Si e' in presenza di valutazione logicamente plausibile, alla quale si oppongono critiche non ammissibili in sede di legittimita', siccome si risolvono nella richiesta alla Corte di sostituire il giudizio formulato dal giudice del merito.

6. Con il terzo motivo di ricorso e' denunciato vizio di motivazione dell'accertamento relativo alla sussistenza dell'illecito. Si indicano le lacune consistenti nella mancata acquisizione di tutti i controlli e rapporti informativi degli investigatori, nell'omessa valutazione di alcuni elementi emergenti dalle deposizioni testimoniali rese degli stessi investigatori e dalla documentazione acquisita alla causa (frequenza di anomalie colpose nelle procedure di incasso; versamento, ad opera del So. , nelle casse della societa' di somme maggiori rispetto a quelle correlate agli effettivi pedaggi).

7. Anche questo motivo non censura efficacemente, secondo il disposto dell'articolo 360 c.p.c., comma 1, n. 5, l'accertamento di fatto del giudice del merito, secondo il quale: le indagini erano state disposte a seguito di lamentele di utenti stranieri e relative all'ammontare del resto ricevuto da esattore addetto alla casello di (OMESSO) dell'autostrada del (OMESSO); l'irregolarita', unitamente al mancato versamento nelle casse aziendali, era stata accertata in sei episodi di esazione compiuta dal So. , cosicche' doveva presumersi il dolo.

Il motivo di ricorso, infatti, non indica elementi decisivi trascurati o non adeguatamente valutati dal giudice del merito, ovvero in violazione del canone del plausibilita' logica, ma si risolve nella richiesta, inammissibile, di una nuova valutazione del fatto al giudice di legittimita'.
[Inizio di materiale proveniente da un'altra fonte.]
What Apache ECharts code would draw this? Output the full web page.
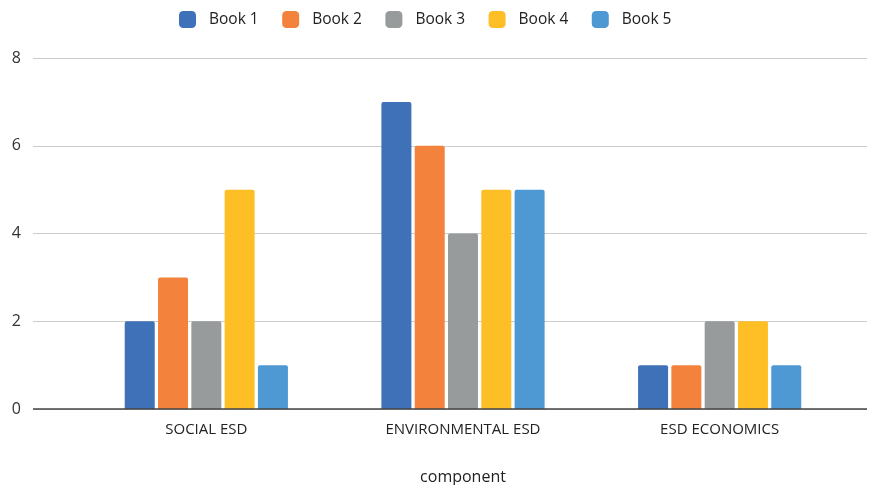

8. Al rigetto del ricorso consegue la condanna della parte ricorrente al pagamento delle spese e degli onorari del giudizio di Cassazione, nella misura determinata in dispositivo.

P.Q.M.

La Corte rigetta il ricorso e condanna il ricorrente al pagamento delle spese e degli onorari del giudizio di Cassazione, complessivamente liquidate le prime in euro 55,00 oltre spese generali, I.V.A. e C.P.A., e i secondi in euro 2.000,00 (duemila/00).